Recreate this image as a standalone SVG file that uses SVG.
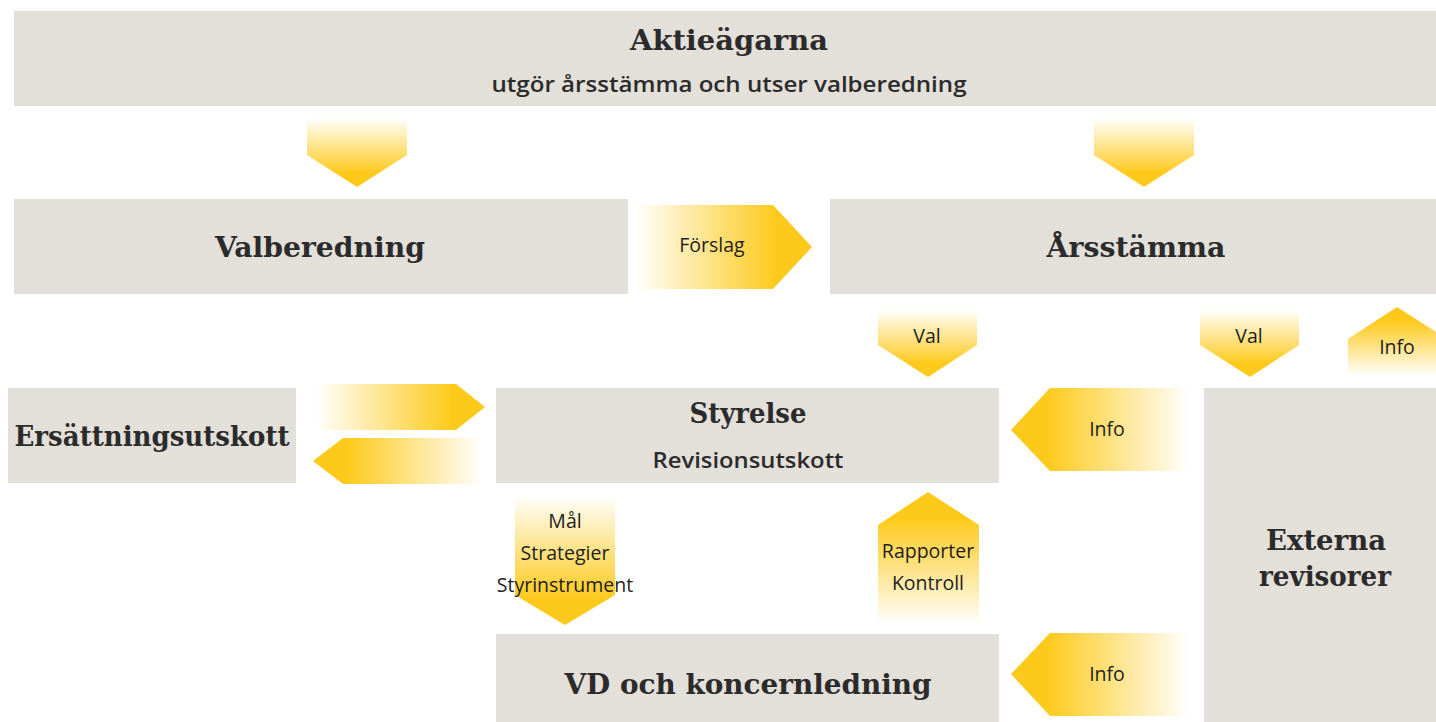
<svg xmlns="http://www.w3.org/2000/svg" width="1436" height="722" viewBox="0 0 1436 722">
<defs>
<linearGradient id="gDown" x1="0" y1="0" x2="0" y2="1"><stop offset="0" stop-color="#fdca1c" stop-opacity="0"/><stop offset="0.8" stop-color="#fdca1c" stop-opacity="1"/></linearGradient>
<linearGradient id="gUp" x1="0" y1="1" x2="0" y2="0"><stop offset="0" stop-color="#fdca1c" stop-opacity="0"/><stop offset="0.8" stop-color="#fdca1c" stop-opacity="1"/></linearGradient>
<linearGradient id="gRight" x1="0" y1="0" x2="1" y2="0"><stop offset="0" stop-color="#fdca1c" stop-opacity="0"/><stop offset="0.8" stop-color="#fdca1c" stop-opacity="1"/></linearGradient>
<linearGradient id="gLeft" x1="1" y1="0" x2="0" y2="0"><stop offset="0" stop-color="#fdca1c" stop-opacity="0"/><stop offset="0.8" stop-color="#fdca1c" stop-opacity="1"/></linearGradient>
<style>
.box{fill:#e3dfd9}
.t{font-family:"DejaVu Serif","Liberation Serif",serif;font-weight:bold;fill:#2b2b2b;text-anchor:middle}
.s{font-family:"Open Sans","Liberation Sans",sans-serif;font-weight:600;fill:#2b2b2b;text-anchor:middle}
.l{font-family:"Open Sans","Liberation Sans",sans-serif;font-weight:normal;fill:#1e1e1e;text-anchor:middle;font-size:19.5px}
</style>
</defs>
<g id="aktieagarna">
<rect class="box" x="14" y="11" width="1422" height="95"/>
<text class="t" x="729" y="50" font-size="27" textLength="198" lengthAdjust="spacingAndGlyphs">Aktieägarna</text>
<text class="s" x="729" y="92" font-size="21" textLength="475" lengthAdjust="spacingAndGlyphs">utgör årsstämma och utser valberedning</text>
</g>
<g id="valberedning">
<rect class="box" x="14" y="199" width="614" height="95"/>
<text class="t" x="320" y="257" font-size="27" textLength="210" lengthAdjust="spacingAndGlyphs">Valberedning</text>
</g>
<g id="arsstamma">
<rect class="box" x="830" y="199" width="606" height="95"/>
<text class="t" x="1136" y="257" font-size="27" textLength="179" lengthAdjust="spacingAndGlyphs">Årsstämma</text>
</g>
<g id="ersattningsutskott">
<rect class="box" x="8" y="388" width="288" height="95"/>
<text class="t" x="152" y="446" font-size="27" textLength="275" lengthAdjust="spacingAndGlyphs">Ersättningsutskott</text>
</g>
<g id="styrelse">
<rect class="box" x="496" y="388" width="503" height="95"/>
<text class="t" x="748" y="423" font-size="27" textLength="117" lengthAdjust="spacingAndGlyphs">Styrelse</text>
<text class="s" x="748" y="468" font-size="21" textLength="191" lengthAdjust="spacingAndGlyphs">Revisionsutskott</text>
</g>
<g id="vd">
<rect class="box" x="496" y="634" width="503" height="88"/>
<text class="t" x="748" y="694" font-size="27" textLength="367" lengthAdjust="spacingAndGlyphs">VD och koncernledning</text>
</g>
<g id="externa">
<rect class="box" x="1204" y="388" width="232" height="334"/>
<text class="t" x="1326" y="550" font-size="27" textLength="120" lengthAdjust="spacingAndGlyphs">Externa</text>
<text class="t" x="1325" y="586" font-size="27" textLength="132" lengthAdjust="spacingAndGlyphs">revisorer</text>
</g>
<g id="connectors">
<polygon fill="url(#gDown)" points="307,118 407,118 407,155 357,187 307,155"/>
<polygon fill="url(#gDown)" points="1094,118 1194,118 1194,155 1144,187 1094,155"/>
<polygon fill="url(#gRight)" points="634,205 773,205 812,247 773,289 634,289"/>
<text class="l" x="712" y="252">Förslag</text>
<polygon fill="url(#gDown)" points="878,310 977,310 977,345 928,377 878,345"/>
<text class="l" x="927" y="343">Val</text>
<polygon fill="url(#gDown)" points="1200,310 1299,310 1299,345 1250,377 1200,345"/>
<text class="l" x="1249" y="343">Val</text>
<polygon fill="url(#gUp)" points="1397,307 1447,339 1447,376 1348,376 1348,339"/>
<text class="l" x="1397" y="354">Info</text>
<polygon fill="url(#gRight)" points="316,384 456,384 485,407 456,430 316,430"/>
<polygon fill="url(#gLeft)" points="313,461 343,438 483,438 483,484 343,484"/>
<polygon fill="url(#gLeft)" points="1011,430 1050,388 1190,388 1190,471 1050,471"/>
<text class="l" x="1107" y="436">Info</text>
<polygon fill="url(#gLeft)" points="1011,674 1050,633 1190,633 1190,716 1050,716"/>
<text class="l" x="1107" y="681">Info</text>
<polygon fill="url(#gDown)" points="515,495 615,495 615,595 565,625 515,595"/>
<text class="l" x="565" y="528">Mål</text>
<text class="l" x="565" y="560">Strategier</text>
<text class="l" x="565" y="592">Styrinstrument</text>
<polygon fill="url(#gUp)" points="928,492 979,525 979,625 878,625 878,525"/>
<text class="l" x="928" y="558">Rapporter</text>
<text class="l" x="928" y="590">Kontroll</text>
</g>
</svg>
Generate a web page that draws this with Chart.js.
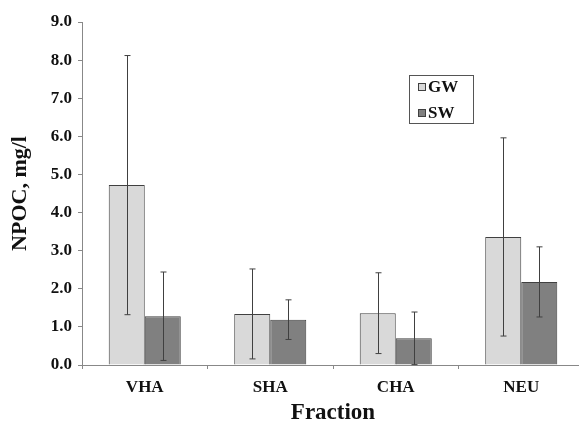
<!DOCTYPE html>
<html>
<head>
<meta charset="utf-8">
<script src="https://cdn.jsdelivr.net/npm/chart.js@4"></script>
<style>
	body { margin: 0; background: #fff; }
	#wrap { width: 579px; height: 422px; overflow: hidden; }
</style>
</head>
<body>
<div id="wrap"><canvas id="npocChart" width="585" height="422"></canvas></div>
<script>
// values (mg/l)
const categories = ['VHA', 'SHA', 'CHA', 'NEU'];
const gwMean = [4.72, 1.34, 1.36, 3.36];
const gwErr = [3.4, 1.18, 1.06, 2.6];
const swMean = [1.28, 1.19, 0.70, 2.18];
const swErr = [1.16, 0.52, 0.69, 0.92];
const yTicks = [0, 1, 2, 3, 4, 5, 6, 7, 8, 9];

const serif = '"Liberation Serif", "Times New Roman", serif';
const edge = '#404040';

// draws the +/- error whiskers from the dataset's err array
const errorBars = {
	id: 'errorBars',
	afterDatasetsDraw(chart) {
		const ctx = chart.ctx;
		const y = chart.scales.y;
		chart.data.datasets.forEach((ds, i) => {
			const meta = chart.getDatasetMeta(i);
			meta.data.forEach((bar, j) => {
				const v = ds.data[j], e = ds.err[j];
				const top = y.getPixelForValue(v + e);
				const bot = y.getPixelForValue(Math.max(0, v - e));
				const x = Math.round(bar.x) + 0.5;
				ctx.save();
				ctx.strokeStyle = edge;
				ctx.lineWidth = 1;
				ctx.beginPath();
				ctx.moveTo(x, top);
				ctx.lineTo(x, bot);
				ctx.moveTo(x - 3, top);
				ctx.lineTo(x + 3, top);
				ctx.moveTo(x - 3, bot);
				ctx.lineTo(x + 3, bot);
				ctx.stroke();
				ctx.restore();
			});
		});
	}
};

// boxed legend sitting inside the plot, like the original
const boxLegend = {
	id: 'boxLegend',
	afterDraw(chart) {
		const ctx = chart.ctx;
		ctx.save();
		ctx.strokeStyle = '#555';
		ctx.lineWidth = 1;
		ctx.strokeRect(409.5, 75.5, 64, 48);
		ctx.font = 'bold 17px ' + serif;
		ctx.textBaseline = 'middle';
		chart.data.datasets.forEach((ds, i) => {
			const cy = 87 + i * 26;
			ctx.fillStyle = ds.backgroundColor;
			ctx.fillRect(418, cy - 4, 8, 8);
			ctx.strokeStyle = edge;
			ctx.strokeRect(418.5, cy - 3.5, 7, 7);
			ctx.fillStyle = '#111';
			ctx.fillText(ds.label, 428, cy + 1);
		});
		ctx.restore();
	}
};

new Chart(document.getElementById('npocChart').getContext('2d'), {
	type: 'bar',
	data: {
		labels: categories,
		datasets: [{
			label: 'GW',
			data: gwMean,
			err: gwErr,
			backgroundColor: '#d9d9d9',
			borderColor: edge,
			borderWidth: 1
		}, {
			label: 'SW',
			data: swMean,
			err: swErr,
			backgroundColor: '#808080',
			borderColor: edge,
			borderWidth: 1
		}]
	},
	options: {
		responsive: false,
		animation: false,
		categoryPercentage: 0.574,
		barPercentage: 1,
		layout: { padding: { top: 22, right: 1, left: 0, bottom: 0 } },
		plugins: {
			legend: { display: false },
			tooltip: { enabled: false }
		},
		scales: {
			x: {
				grid: { offset: true, drawOnChartArea: false, drawTicks: true, tickLength: 4, color: '#888' },
				border: { color: '#888' },
				ticks: { color: '#111', padding: 8, font: { family: serif, size: 17, weight: 'bold' } },
				title: { display: true, text: 'Fraction', color: '#111', padding: { top: 0, bottom: -5 },
					font: { family: serif, size: 23, weight: 'bold' } },
				afterFit(scale) { scale.height = 57; }
			},
			y: {
				min: 0,
				max: 9,
				afterBuildTicks(scale) { scale.ticks = yTicks.map(v => ({ value: v })); },
				grid: { drawOnChartArea: false, drawTicks: true, tickLength: 4, color: '#888' },
				border: { color: '#888' },
				ticks: { color: '#111', padding: 6, font: { family: serif, size: 17, weight: 'bold' },
					callback: v => Number(v).toFixed(1) },
				title: { display: true, text: 'NPOC, mg/l', color: '#111', padding: { top: 7, bottom: 0 },
					font: { family: serif, size: 22, weight: 'bold' } },
				afterFit(scale) { scale.width = 82; }
			}
		}
	},
	plugins: [errorBars, boxLegend]
});
</script>
</body>
</html>
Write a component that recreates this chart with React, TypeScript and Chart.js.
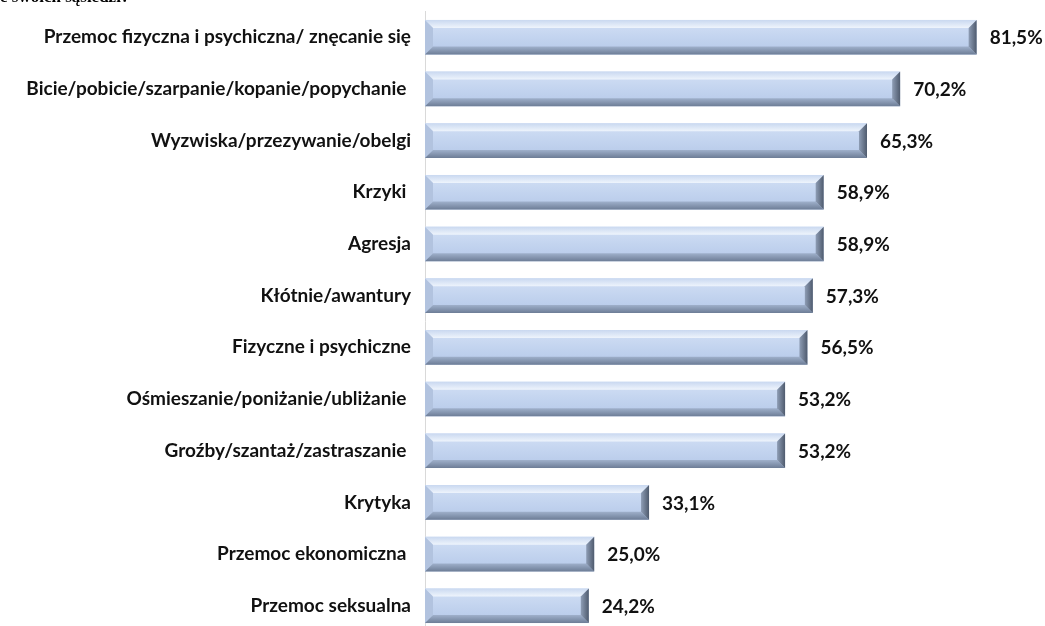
import React, { useEffect, useRef } from "react";
import { Chart, registerables } from "chart.js";

Chart.register(...registerables);

const categories = [
  "Przemoc fizyczna i psychiczna/ znęcanie się",
  "Bicie/pobicie/szarpanie/kopanie/popychanie ",
  "Wyzwiska/przezywanie/obelgi",
  "Krzyki ",
  "Agresja",
  "Kłótnie/awantury",
  "Fizyczne i psychiczne",
  "Ośmieszanie/poniżanie/ubliżanie ",
  "Groźby/szantaż/zastraszanie ",
  "Krytyka",
  "Przemoc ekonomiczna ",
  "Przemoc seksualna",
];

const values = [81.5, 70.2, 65.3, 58.9, 58.9, 57.3, 56.5, 53.2, 53.2, 33.1, 25.0, 24.2];

const titleText = "e swoich sąsiedzi?";

const FONT = "Lato, 'Noto Sans', sans-serif";

const bevelPlugin = {
  id: "bevel",
  afterDatasetsDraw(chart: any) {
    const ctx = chart.ctx;
    const meta = chart.getDatasetMeta(0);
    meta.data.forEach((bar: any, i: number) => {
      const { x, y, base, height } = bar.getProps(["x", "y", "base", "height"], true);
      const left = Math.min(base, x);
      const right = Math.max(base, x);
      const top = y - height / 2;
      const bottom = y + height / 2;
      const b = Math.min(8, (right - left) / 2);
      ctx.save();
      const face = ctx.createLinearGradient(0, top, 0, bottom);
      face.addColorStop(0, "#d3e0f5");
      face.addColorStop(0.5, "#c3d4ef");
      face.addColorStop(1, "#b5c8e8");
      ctx.fillStyle = face;
      ctx.fillRect(left, top, right - left, bottom - top);
      const tg = ctx.createLinearGradient(0, top, 0, top + b);
      tg.addColorStop(0, "#c9d8f0");
      tg.addColorStop(1, "#eef4fc");
      ctx.fillStyle = tg;
      ctx.beginPath();
      ctx.moveTo(left, top);
      ctx.lineTo(right, top);
      ctx.lineTo(right - b, top + b);
      ctx.lineTo(left + b, top + b);
      ctx.closePath();
      ctx.fill();
      ctx.fillStyle = "#b2c3df";
      ctx.beginPath();
      ctx.moveTo(left, top);
      ctx.lineTo(left + b, top + b);
      ctx.lineTo(left + b, bottom - b);
      ctx.lineTo(left, bottom);
      ctx.closePath();
      ctx.fill();
      const bg = ctx.createLinearGradient(0, bottom - b, 0, bottom);
      bg.addColorStop(0, "#9fb0cb");
      bg.addColorStop(1, "#6d7d96");
      ctx.fillStyle = bg;
      ctx.beginPath();
      ctx.moveTo(left, bottom);
      ctx.lineTo(left + b, bottom - b);
      ctx.lineTo(right - b, bottom - b);
      ctx.lineTo(right, bottom);
      ctx.closePath();
      ctx.fill();
      const rg = ctx.createLinearGradient(right - b, 0, right, 0);
      rg.addColorStop(0, "#8e9db5");
      rg.addColorStop(1, "#4f5b6e");
      ctx.fillStyle = rg;
      ctx.beginPath();
      ctx.moveTo(right, top);
      ctx.lineTo(right, bottom);
      ctx.lineTo(right - b, bottom - b);
      ctx.lineTo(right - b, top + b);
      ctx.closePath();
      ctx.fill();
      ctx.fillStyle = "#111";
      ctx.font = `bold 19px ${FONT}`;
      ctx.textAlign = "left";
      ctx.textBaseline = "middle";
      const v = values[i];
      ctx.fillText(v.toFixed(1).replace(".", ",") + "%", right + 13, y + 1);
      ctx.restore();
    });
  },
};

export default function App() {
  const ref = useRef<HTMLCanvasElement>(null);
  useEffect(() => {
    if (!ref.current) return;
    const chart = new Chart(ref.current, {
      type: "bar",
      data: {
        labels: categories,
        datasets: [
          {
            data: values,
            backgroundColor: "rgba(0,0,0,0)",
            borderWidth: 0,
            barPercentage: 1,
            categoryPercentage: 0.67,
          },
        ],
      },
      options: {
        indexAxis: "y",
        animation: false,
        responsive: false,
        layout: { padding: { left: 0, right: 0, top: 8, bottom: 0 } },
        plugins: { legend: { display: false }, tooltip: { enabled: false } },
        scales: {
          x: { display: false, min: 0, max: 91.6 },
          y: {
            afterFit: (s: any) => {
              s.width = 425;
            },
            grid: { display: false, drawTicks: false },
            border: { display: true, color: "#d9d9d9", width: 1 },
            ticks: {
              color: "#111",
              padding: 14,
              font: { family: FONT, size: 19, weight: "bold" },
            },
          },
        },
      },
      plugins: [bevelPlugin],
    });
    return () => chart.destroy();
  }, []);
  return (
    <div
      style={{
        position: "fixed",
        left: 0,
        top: 0,
        width: 1045,
        height: 626,
        overflow: "hidden",
        background: "#fff",
      }}
    >
      <canvas
        ref={ref}
        width={1045}
        height={671}
        style={{ display: "block", position: "absolute", left: 0, top: -14 }}
      />
      <div
        style={{
          position: "absolute",
          left: 0,
          top: -13,
          fontFamily: "'Liberation Serif', serif",
          fontWeight: "bold",
          fontSize: 17,
          whiteSpace: "nowrap",
          color: "#000",
        }}
      >
        {titleText}
      </div>
    </div>
  );
}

#####

Omit the pictures. Extract exactly the lines that begin with the one holding "Generate a web" and end with the one holding "const edge = '#404040';", inclusive.

> _Correct response_:
Generate a web page that draws this with Chart.js.
<!DOCTYPE html>
<html>
<head>
<meta charset="utf-8">
<script src="https://cdn.jsdelivr.net/npm/chart.js@4"></script>
<style>
	body { margin: 0; background: #fff; }
	#wrap { width: 579px; height: 422px; overflow: hidden; }
</style>
</head>
<body>
<div id="wrap"><canvas id="npocChart" width="585" height="422"></canvas></div>
<script>
// values (mg/l)
const categories = ['VHA', 'SHA', 'CHA', 'NEU'];
const gwMean = [4.72, 1.34, 1.36, 3.36];
const gwErr = [3.4, 1.18, 1.06, 2.6];
const swMean = [1.28, 1.19, 0.70, 2.18];
const swErr = [1.16, 0.52, 0.69, 0.92];
const yTicks = [0, 1, 2, 3, 4, 5, 6, 7, 8, 9];

const serif = '"Liberation Serif", "Times New Roman", serif';
const edge = '#404040';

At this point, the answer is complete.